Here are Some Ways of Avoiding the Strenuous Process of Probate

It is wise to avoid probate, as it saves your money and time. In this WealthHow article, we will provide you with the details of some simple ways of avoiding this judicial process.
Abhijit Naik
Probate is a judicial process, wherein a court determines the value of a deceased person's assets, pays his creditors, and distributes the remaining assets among his heirs and beneficiaries. Simply put, it's a process by which the property of a deceased person is retitled. It's a well-known fact that judicial processes take time; probate is no exception. Add to this the fact that you have to pay a significant amount of money to your lawyer and executor, and the process becomes even more undesirable. Owing to these very reasons, people prefer to opt for different methods of avoiding it―instead of getting into the legal tangles associated with it.
How to Avoid Probate?
Contrary to the popular belief, it's easy to avoid probate, especially when you have a rough idea about the legalities involved. Given below are some simple, yet effective ways that can help you avoid it and save a decent amount of money and time.
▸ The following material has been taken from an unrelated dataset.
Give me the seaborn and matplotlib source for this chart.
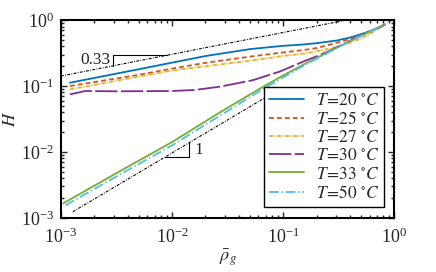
import numpy as np
import pandas as pd
import seaborn as sns
import matplotlib
matplotlib.use('Agg')
import matplotlib.pyplot as plt

# curves as log10 values (log rho_g, log H)
logx_20 = [-2.92, -2.7, -2.3, -2.0, -1.7, -1.3, -1.0, -0.82, -0.7, -0.52, -0.4, -0.3, -0.22, -0.15, -0.08]
logy_20 = [-0.95, -0.877, -0.745, -0.645, -0.545, -0.44, -0.39, -0.37, -0.35, -0.31, -0.265, -0.214, -0.17, -0.12, -0.065]

logx_25 = [-2.92, -2.7, -2.3, -2.0, -1.7, -1.3, -1.0, -0.82, -0.7, -0.52, -0.4, -0.3, -0.22, -0.15, -0.08]
logy_25 = [-1.0, -0.94, -0.83, -0.735, -0.648, -0.554, -0.49, -0.455, -0.425, -0.345, -0.286, -0.229, -0.17, -0.125, -0.065]

logx_27 = [-2.92, -2.7, -2.3, -2.0, -1.7, -1.3, -1.0, -0.82, -0.7, -0.52, -0.4, -0.3, -0.22, -0.15, -0.08]
logy_27 = [-1.05, -0.982, -0.857, -0.764, -0.70, -0.616, -0.543, -0.51, -0.475, -0.41, -0.345, -0.28, -0.21, -0.14, -0.065]

logx_30 = [-2.92, -2.78, -2.5, -2.0, -1.8, -1.57, -1.27, -1.03, -0.82, -0.7, -0.6, -0.4, -0.2, -0.08]
logy_30 = [-1.126, -1.075, -1.08, -1.075, -1.06, -1.01, -0.91, -0.78, -0.63, -0.55, -0.48, -0.315, -0.158, -0.065]

logx_33 = [-2.98, -2.5, -2.0, -1.57, -1.2, -1.0, -0.8, -0.6, -0.4, -0.2, -0.08]
logy_33 = [-2.78, -2.32, -1.85, -1.40, -1.03, -0.84, -0.66, -0.49, -0.32, -0.16, -0.065]

logx_50 = [-2.96, -2.5, -2.0, -1.57, -1.2, -1.0, -0.8, -0.6, -0.4, -0.2, -0.08]
logy_50 = [-2.81, -2.37, -1.90, -1.45, -1.065, -0.87, -0.675, -0.50, -0.32, -0.16, -0.065]

temps = [20, 25, 27, 30, 33, 50]
colors = ['#0072BD', '#D95319', '#EDB120', '#7E2F8E', '#77AC30', '#4DBEEE']
styles = ['-', (0, (3.5, 2.2)), (0, (3.0, 1.0, 0.8, 1.0)), (0, (16, 2.5)), '-', (0, (7, 2, 1, 2))]

# slope guide lines (end points)
guide_top_x = [1e-3, 0.37]
guide_top_y = [0.142, 1.0]
guide_bot_x = [1.28e-3, 0.09]
guide_bot_y = [1.24e-3, 0.087]

curves = [(logx_20, logy_20), (logx_25, logy_25), (logx_27, logy_27),
          (logx_30, logy_30), (logx_33, logy_33), (logx_50, logy_50)]

frames = []
for t, (lx, ly) in zip(temps, curves):
    frames.append(pd.DataFrame({'rho': 10 ** np.array(lx), 'H': 10 ** np.array(ly), 'T': t}))
df = pd.concat(frames, ignore_index=True)

sns.set_style('ticks')
plt.rcParams['font.family'] = ['Liberation Serif', 'DejaVu Serif']
plt.rcParams['mathtext.fontset'] = 'stix'
plt.rcParams['lines.scale_dashes'] = False
plt.rcParams['xtick.direction'] = 'in'
plt.rcParams['ytick.direction'] = 'in'

fig = plt.figure(figsize=(4.36, 2.72), dpi=100)
ax = fig.add_axes([0.140, 0.199, 0.764, 0.727])

# reference slopes
ax.plot(guide_top_x, guide_top_y, color='black', lw=0.8, linestyle=(0, (2, 1, 0.6, 1)), zorder=1)
ax.plot(guide_bot_x, guide_bot_y, color='black', lw=0.8, linestyle=(0, (2, 1, 0.6, 1)), zorder=1)

for t, c, s in zip(temps, colors, styles):
    sub = df[df['T'] == t]
    sns.lineplot(data=sub, x='rho', y='H', ax=ax, color=c, linestyle=s, lw=1.3,
                 label=r'$T\!=\!%d\ ^{\circ}C$' % t, zorder=2)

# slope triangles
x1, x2 = 0.00294, 0.0090
ya = 0.142 * (x1 / 1e-3) ** 0.33
yb = 0.142 * (x2 / 1e-3) ** 0.33
ax.plot([x1, x1, x2], [ya, yb, yb], color='black', lw=0.8)
ax.text(x1 * 0.95, 0.245, '0.33', ha='right', va='center', fontsize=12.5)

x3, x4 = 0.0087, 0.0142
ax.plot([x3, x4, x4], [x3 * 0.97, x3 * 0.97, x4 * 0.97], color='black', lw=0.8)
ax.text(x4 * 1.12, 0.0107, '1', ha='left', va='center', fontsize=12.5)

ax.set_xscale('log')
ax.set_yscale('log')
ax.set_xlim(1e-3, 1)
ax.set_ylim(1e-3, 1)
ax.set_xlabel(r'$\bar{\rho}_g$', fontsize=13, labelpad=0)
ax.set_ylabel(r'$\overline{H}$', fontsize=13, labelpad=1)
ax.tick_params(which='both', top=True, right=True, labelsize=13, width=1.0)
ax.tick_params(which='major', length=4.5)
ax.tick_params(which='minor', length=2.5)
ax.tick_params(axis='x', which='major', pad=7)
ax.tick_params(axis='y', which='major', pad=5)
for sp in ax.spines.values():
    sp.set_linewidth(1.5)
    sp.set_color('black')

leg = ax.legend(loc='lower right', bbox_to_anchor=(0.97, 0.056), fontsize=12.5,
                frameon=True, fancybox=False, edgecolor='black', framealpha=1,
                handlelength=2.0, labelspacing=0.12, borderpad=0.3, handletextpad=0.7,
                borderaxespad=0)
leg.get_frame().set_linewidth(1.0)

fig.savefig('out.png', dpi=100)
Joint Ownership of Property
In the case of property owned jointly, when one owner dies, it passes on to the other owner without going through the process of probate. One of the best examples of such concept is Joint Tenancy, wherein the said property is owned jointly by many owners. In case any owner dies, the property is passed on to the surviving owners according to the Joint Tenancy agreement. Yet another example of this concept is tenancy by the entirety. Though both these concepts work in a similar manner, the latter requires the partners to be married couples (or same-sex partners in some states). The concept of joint ownership of property works best with real estate, bank accounts, vehicle ownership, etc.
Pay-on-Death Designations
Yet another method which can help you avoid probate is conversion of your bank account to payable-on-death account. You can do this by filling out a separate form in which you will have to list the beneficiary who will be entitled to receive the entire amount when you die. As the entire amount will go directly to the beneficiary legally, he won't have to resort to the judicial process of probate. Other than bank accounts, you can also use this method to avoid probate on retirement accounts, vehicle registration, etc.
Revocable Living Trusts
The trust property is not considered a part of the person's estate for probate purposes, and therefore, holding your property in a trust is of significant help. You can create the trust by preparing a trust document and signing it. In this document, you will have to name a trustee who will own the entire property. The fact that it's the trustee who owns the trust fund, and not you, exempts this amount from probate proceedings. After your death, the trustee will transfer this trust property to the beneficiaries by completing some simple formalities.
Gifting Away Your Property
Gifting your property while you are alive is by far the simplest method of avoiding probate, as there are absolutely no formalities involved. The question of probate doesn't rise, as you are still alive. It also saves you the expenses incurred on the legal process, as the general rule is that higher the monetary value of the assets, higher the expenses incurred. The only thing that you need to take into consideration is the limit up to which gift tax is exempted. As of today, a person can give gifts worth US$13,000 per person, per year, without being subjected to the tax. The same limit is US$1,000,000 when it comes to lifetime.
While these were the most popular methods, there also exist a few other options that you can resort to. You can buy a life insurance and designate a specific beneficiary for your policy, or you can claim property with affidavits without any intervention from the court. Irrespective of which of these options you resort to, you need to do some serious thinking before you get into any sort of pact, as it may turn out to be costlier than abiding by the legal process itself.